━━━━━ The data
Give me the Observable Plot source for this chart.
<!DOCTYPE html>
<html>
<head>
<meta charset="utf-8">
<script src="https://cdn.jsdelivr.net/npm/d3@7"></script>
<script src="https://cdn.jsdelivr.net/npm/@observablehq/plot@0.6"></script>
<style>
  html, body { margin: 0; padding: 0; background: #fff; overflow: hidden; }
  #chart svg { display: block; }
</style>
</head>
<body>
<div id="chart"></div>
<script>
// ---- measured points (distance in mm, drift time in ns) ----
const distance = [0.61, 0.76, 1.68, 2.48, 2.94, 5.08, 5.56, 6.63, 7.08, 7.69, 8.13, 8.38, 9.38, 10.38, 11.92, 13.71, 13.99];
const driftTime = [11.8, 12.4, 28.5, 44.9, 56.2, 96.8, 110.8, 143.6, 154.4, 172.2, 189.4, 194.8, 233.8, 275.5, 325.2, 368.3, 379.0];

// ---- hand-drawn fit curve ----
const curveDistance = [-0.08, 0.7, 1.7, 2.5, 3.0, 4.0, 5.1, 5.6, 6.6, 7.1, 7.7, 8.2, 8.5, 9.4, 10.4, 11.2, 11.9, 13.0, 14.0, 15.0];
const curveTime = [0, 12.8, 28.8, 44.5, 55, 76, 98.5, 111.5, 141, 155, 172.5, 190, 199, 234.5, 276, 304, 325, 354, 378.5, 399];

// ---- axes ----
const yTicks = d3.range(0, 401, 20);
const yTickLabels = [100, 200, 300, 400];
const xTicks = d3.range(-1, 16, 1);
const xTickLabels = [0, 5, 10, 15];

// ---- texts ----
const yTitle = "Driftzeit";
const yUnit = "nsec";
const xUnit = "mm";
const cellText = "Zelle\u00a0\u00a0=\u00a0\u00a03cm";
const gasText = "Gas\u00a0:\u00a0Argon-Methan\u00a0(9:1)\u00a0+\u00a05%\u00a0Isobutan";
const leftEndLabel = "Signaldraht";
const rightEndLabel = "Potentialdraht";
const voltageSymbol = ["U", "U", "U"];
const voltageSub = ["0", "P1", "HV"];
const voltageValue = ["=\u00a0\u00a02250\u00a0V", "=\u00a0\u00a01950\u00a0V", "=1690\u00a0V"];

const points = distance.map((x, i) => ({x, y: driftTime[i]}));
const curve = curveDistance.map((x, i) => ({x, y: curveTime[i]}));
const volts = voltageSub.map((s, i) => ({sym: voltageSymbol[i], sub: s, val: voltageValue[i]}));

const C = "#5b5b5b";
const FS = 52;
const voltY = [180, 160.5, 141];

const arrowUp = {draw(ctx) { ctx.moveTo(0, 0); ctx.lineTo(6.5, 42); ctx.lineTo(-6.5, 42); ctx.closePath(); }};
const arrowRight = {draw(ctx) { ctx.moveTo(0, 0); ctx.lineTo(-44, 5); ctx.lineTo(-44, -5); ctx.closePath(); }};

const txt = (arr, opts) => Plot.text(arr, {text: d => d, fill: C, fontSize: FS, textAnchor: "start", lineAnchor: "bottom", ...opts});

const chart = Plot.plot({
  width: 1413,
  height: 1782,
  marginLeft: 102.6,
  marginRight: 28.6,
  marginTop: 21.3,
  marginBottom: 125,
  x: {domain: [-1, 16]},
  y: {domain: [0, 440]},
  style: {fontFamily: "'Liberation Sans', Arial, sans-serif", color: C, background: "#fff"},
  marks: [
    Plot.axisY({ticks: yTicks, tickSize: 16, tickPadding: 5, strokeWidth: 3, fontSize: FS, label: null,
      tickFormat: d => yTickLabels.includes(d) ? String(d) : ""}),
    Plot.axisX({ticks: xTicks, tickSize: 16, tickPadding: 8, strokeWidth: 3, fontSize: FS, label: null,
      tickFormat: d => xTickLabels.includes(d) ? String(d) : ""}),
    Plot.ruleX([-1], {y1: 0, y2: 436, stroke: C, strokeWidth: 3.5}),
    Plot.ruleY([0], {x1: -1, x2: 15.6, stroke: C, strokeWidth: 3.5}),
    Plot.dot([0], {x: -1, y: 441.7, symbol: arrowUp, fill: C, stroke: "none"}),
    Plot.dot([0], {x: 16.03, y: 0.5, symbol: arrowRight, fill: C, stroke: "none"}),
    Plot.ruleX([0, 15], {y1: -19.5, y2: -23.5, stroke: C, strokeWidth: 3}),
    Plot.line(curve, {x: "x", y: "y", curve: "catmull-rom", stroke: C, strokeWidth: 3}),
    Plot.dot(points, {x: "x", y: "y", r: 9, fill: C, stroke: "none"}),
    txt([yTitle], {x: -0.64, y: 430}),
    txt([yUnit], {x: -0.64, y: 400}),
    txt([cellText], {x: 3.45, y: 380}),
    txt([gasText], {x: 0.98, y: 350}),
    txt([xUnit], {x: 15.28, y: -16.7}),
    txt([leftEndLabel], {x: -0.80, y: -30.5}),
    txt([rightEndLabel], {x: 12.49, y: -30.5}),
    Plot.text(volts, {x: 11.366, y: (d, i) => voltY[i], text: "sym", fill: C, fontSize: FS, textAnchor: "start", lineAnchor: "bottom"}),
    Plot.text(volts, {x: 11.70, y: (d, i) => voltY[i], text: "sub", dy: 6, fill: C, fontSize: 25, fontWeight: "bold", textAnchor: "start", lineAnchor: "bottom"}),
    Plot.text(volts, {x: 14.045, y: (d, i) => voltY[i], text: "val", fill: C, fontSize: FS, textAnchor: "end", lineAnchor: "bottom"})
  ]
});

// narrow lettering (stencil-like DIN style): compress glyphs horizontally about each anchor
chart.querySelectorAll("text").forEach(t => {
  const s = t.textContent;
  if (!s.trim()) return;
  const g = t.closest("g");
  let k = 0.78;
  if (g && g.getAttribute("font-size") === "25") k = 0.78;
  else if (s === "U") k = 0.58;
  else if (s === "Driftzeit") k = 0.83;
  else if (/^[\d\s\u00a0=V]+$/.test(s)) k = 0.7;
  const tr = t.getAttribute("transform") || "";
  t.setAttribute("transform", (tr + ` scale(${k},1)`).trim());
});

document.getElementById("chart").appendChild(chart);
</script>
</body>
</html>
━━━━━━━━━━
━━━━━ The data
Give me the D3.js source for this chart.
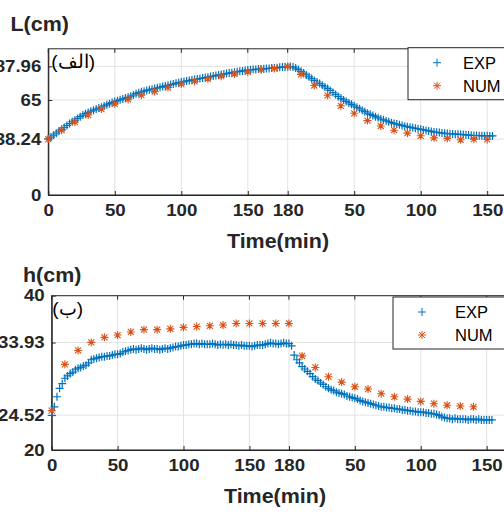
━━━━━━━━━━
> **Do this**:
Write out again only the lines from the line containing "Give me the Observable" through the line containing "const xTickLabels = [0, 5, 10, 15];", both included, exactly as they are.

> **Reply**:
Give me the Observable Plot source for this chart.
<!DOCTYPE html>
<html>
<head>
<meta charset="utf-8">
<script src="https://cdn.jsdelivr.net/npm/d3@7"></script>
<script src="https://cdn.jsdelivr.net/npm/@observablehq/plot@0.6"></script>
<style>
  html, body { margin: 0; padding: 0; background: #fff; overflow: hidden; }
  #chart svg { display: block; }
</style>
</head>
<body>
<div id="chart"></div>
<script>
// ---- measured points (distance in mm, drift time in ns) ----
const distance = [0.61, 0.76, 1.68, 2.48, 2.94, 5.08, 5.56, 6.63, 7.08, 7.69, 8.13, 8.38, 9.38, 10.38, 11.92, 13.71, 13.99];
const driftTime = [11.8, 12.4, 28.5, 44.9, 56.2, 96.8, 110.8, 143.6, 154.4, 172.2, 189.4, 194.8, 233.8, 275.5, 325.2, 368.3, 379.0];

// ---- hand-drawn fit curve ----
const curveDistance = [-0.08, 0.7, 1.7, 2.5, 3.0, 4.0, 5.1, 5.6, 6.6, 7.1, 7.7, 8.2, 8.5, 9.4, 10.4, 11.2, 11.9, 13.0, 14.0, 15.0];
const curveTime = [0, 12.8, 28.8, 44.5, 55, 76, 98.5, 111.5, 141, 155, 172.5, 190, 199, 234.5, 276, 304, 325, 354, 378.5, 399];

// ---- axes ----
const yTicks = d3.range(0, 401, 20);
const yTickLabels = [100, 200, 300, 400];
const xTicks = d3.range(-1, 16, 1);
const xTickLabels = [0, 5, 10, 15];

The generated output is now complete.